§ TASK REQUIREMENTS:
Each line from the one containing "Rebuild this chart" through the one containing "fontweight='bold', color='#5b6b34')" must be echoed exactly, endpoints included, and every other line omitted.

§ RECORDED DATA:
• • • • •

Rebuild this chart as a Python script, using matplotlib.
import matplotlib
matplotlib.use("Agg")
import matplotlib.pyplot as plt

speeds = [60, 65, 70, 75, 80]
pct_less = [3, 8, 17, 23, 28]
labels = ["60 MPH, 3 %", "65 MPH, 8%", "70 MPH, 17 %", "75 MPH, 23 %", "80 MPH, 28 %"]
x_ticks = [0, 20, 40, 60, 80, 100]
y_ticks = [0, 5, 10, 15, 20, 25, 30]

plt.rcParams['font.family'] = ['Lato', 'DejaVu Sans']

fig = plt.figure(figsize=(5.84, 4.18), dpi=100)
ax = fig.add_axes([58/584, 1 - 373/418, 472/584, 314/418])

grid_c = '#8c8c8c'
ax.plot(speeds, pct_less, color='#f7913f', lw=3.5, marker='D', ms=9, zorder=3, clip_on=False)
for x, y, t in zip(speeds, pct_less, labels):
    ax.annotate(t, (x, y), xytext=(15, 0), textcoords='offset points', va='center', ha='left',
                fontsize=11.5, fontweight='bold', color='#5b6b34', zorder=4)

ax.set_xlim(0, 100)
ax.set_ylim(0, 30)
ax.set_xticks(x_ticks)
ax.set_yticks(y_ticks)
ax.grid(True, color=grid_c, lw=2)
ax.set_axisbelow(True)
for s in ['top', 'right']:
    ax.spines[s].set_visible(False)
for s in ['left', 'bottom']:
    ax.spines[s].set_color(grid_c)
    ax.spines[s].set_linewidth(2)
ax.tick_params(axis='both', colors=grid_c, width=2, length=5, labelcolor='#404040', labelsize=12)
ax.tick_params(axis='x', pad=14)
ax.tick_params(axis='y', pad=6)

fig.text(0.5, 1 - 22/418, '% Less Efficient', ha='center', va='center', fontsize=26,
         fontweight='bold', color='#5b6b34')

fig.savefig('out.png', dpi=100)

• • • • •

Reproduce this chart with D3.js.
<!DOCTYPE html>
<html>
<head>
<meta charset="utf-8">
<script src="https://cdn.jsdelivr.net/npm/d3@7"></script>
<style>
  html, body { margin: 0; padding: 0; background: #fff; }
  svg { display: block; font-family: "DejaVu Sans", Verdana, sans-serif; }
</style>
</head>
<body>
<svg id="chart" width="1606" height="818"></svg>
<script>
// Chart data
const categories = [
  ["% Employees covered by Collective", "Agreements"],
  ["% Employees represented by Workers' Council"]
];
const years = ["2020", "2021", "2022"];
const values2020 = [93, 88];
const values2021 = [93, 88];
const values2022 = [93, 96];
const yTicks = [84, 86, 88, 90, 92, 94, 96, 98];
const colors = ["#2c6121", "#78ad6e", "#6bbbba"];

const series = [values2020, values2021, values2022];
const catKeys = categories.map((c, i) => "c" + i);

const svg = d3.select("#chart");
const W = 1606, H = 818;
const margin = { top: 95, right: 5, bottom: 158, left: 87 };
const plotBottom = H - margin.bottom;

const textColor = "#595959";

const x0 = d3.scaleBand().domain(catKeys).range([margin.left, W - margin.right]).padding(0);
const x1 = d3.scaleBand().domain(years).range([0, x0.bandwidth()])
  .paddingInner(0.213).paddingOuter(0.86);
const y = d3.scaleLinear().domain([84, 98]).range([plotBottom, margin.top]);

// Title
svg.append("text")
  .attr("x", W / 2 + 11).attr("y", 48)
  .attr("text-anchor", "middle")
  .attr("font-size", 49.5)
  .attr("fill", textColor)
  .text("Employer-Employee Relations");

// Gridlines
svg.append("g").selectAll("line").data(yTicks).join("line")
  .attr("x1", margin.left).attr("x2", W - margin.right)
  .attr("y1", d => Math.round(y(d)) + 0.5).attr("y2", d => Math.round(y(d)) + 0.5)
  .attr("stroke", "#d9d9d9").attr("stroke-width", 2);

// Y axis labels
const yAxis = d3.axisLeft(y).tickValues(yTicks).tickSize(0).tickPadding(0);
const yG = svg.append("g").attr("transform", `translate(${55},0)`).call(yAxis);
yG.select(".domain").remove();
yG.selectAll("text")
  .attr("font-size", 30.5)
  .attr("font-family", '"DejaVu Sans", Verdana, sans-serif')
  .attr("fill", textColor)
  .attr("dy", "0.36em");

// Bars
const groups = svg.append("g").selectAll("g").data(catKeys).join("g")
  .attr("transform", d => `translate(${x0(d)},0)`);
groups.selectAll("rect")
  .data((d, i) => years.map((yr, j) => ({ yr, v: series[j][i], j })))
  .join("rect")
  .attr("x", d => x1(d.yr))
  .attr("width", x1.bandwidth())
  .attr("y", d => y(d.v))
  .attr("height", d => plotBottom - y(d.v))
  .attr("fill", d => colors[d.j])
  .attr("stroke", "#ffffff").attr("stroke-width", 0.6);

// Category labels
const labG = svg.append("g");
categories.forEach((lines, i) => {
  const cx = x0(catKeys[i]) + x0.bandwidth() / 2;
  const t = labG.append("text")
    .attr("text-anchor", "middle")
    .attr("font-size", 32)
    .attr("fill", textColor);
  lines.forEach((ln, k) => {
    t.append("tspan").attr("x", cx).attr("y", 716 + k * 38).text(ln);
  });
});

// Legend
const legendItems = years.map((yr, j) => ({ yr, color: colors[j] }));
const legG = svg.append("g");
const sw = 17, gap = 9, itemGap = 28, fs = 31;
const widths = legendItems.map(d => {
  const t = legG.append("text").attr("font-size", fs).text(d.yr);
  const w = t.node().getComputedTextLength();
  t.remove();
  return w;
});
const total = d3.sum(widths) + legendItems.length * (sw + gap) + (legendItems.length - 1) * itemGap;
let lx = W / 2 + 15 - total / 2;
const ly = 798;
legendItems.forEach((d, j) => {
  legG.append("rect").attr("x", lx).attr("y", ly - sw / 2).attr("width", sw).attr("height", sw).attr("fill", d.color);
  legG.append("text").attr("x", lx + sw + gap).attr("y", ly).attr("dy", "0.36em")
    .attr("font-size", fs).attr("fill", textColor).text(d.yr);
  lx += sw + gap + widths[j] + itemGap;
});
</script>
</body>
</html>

• • • • •

§ RESULT:
Rebuild this chart as a Python script, using matplotlib.
import matplotlib
matplotlib.use("Agg")
import matplotlib.pyplot as plt

speeds = [60, 65, 70, 75, 80]
pct_less = [3, 8, 17, 23, 28]
labels = ["60 MPH, 3 %", "65 MPH, 8%", "70 MPH, 17 %", "75 MPH, 23 %", "80 MPH, 28 %"]
x_ticks = [0, 20, 40, 60, 80, 100]
y_ticks = [0, 5, 10, 15, 20, 25, 30]

plt.rcParams['font.family'] = ['Lato', 'DejaVu Sans']

fig = plt.figure(figsize=(5.84, 4.18), dpi=100)
ax = fig.add_axes([58/584, 1 - 373/418, 472/584, 314/418])

grid_c = '#8c8c8c'
ax.plot(speeds, pct_less, color='#f7913f', lw=3.5, marker='D', ms=9, zorder=3, clip_on=False)
for x, y, t in zip(speeds, pct_less, labels):
    ax.annotate(t, (x, y), xytext=(15, 0), textcoords='offset points', va='center', ha='left',
                fontsize=11.5, fontweight='bold', color='#5b6b34', zorder=4)

ax.set_xlim(0, 100)
ax.set_ylim(0, 30)
ax.set_xticks(x_ticks)
ax.set_yticks(y_ticks)
ax.grid(True, color=grid_c, lw=2)
ax.set_axisbelow(True)
for s in ['top', 'right']:
    ax.spines[s].set_visible(False)
for s in ['left', 'bottom']:
    ax.spines[s].set_color(grid_c)
    ax.spines[s].set_linewidth(2)
ax.tick_params(axis='both', colors=grid_c, width=2, length=5, labelcolor='#404040', labelsize=12)
ax.tick_params(axis='x', pad=14)
ax.tick_params(axis='y', pad=6)

fig.text(0.5, 1 - 22/418, '% Less Efficient', ha='center', va='center', fontsize=26,
         fontweight='bold', color='#5b6b34')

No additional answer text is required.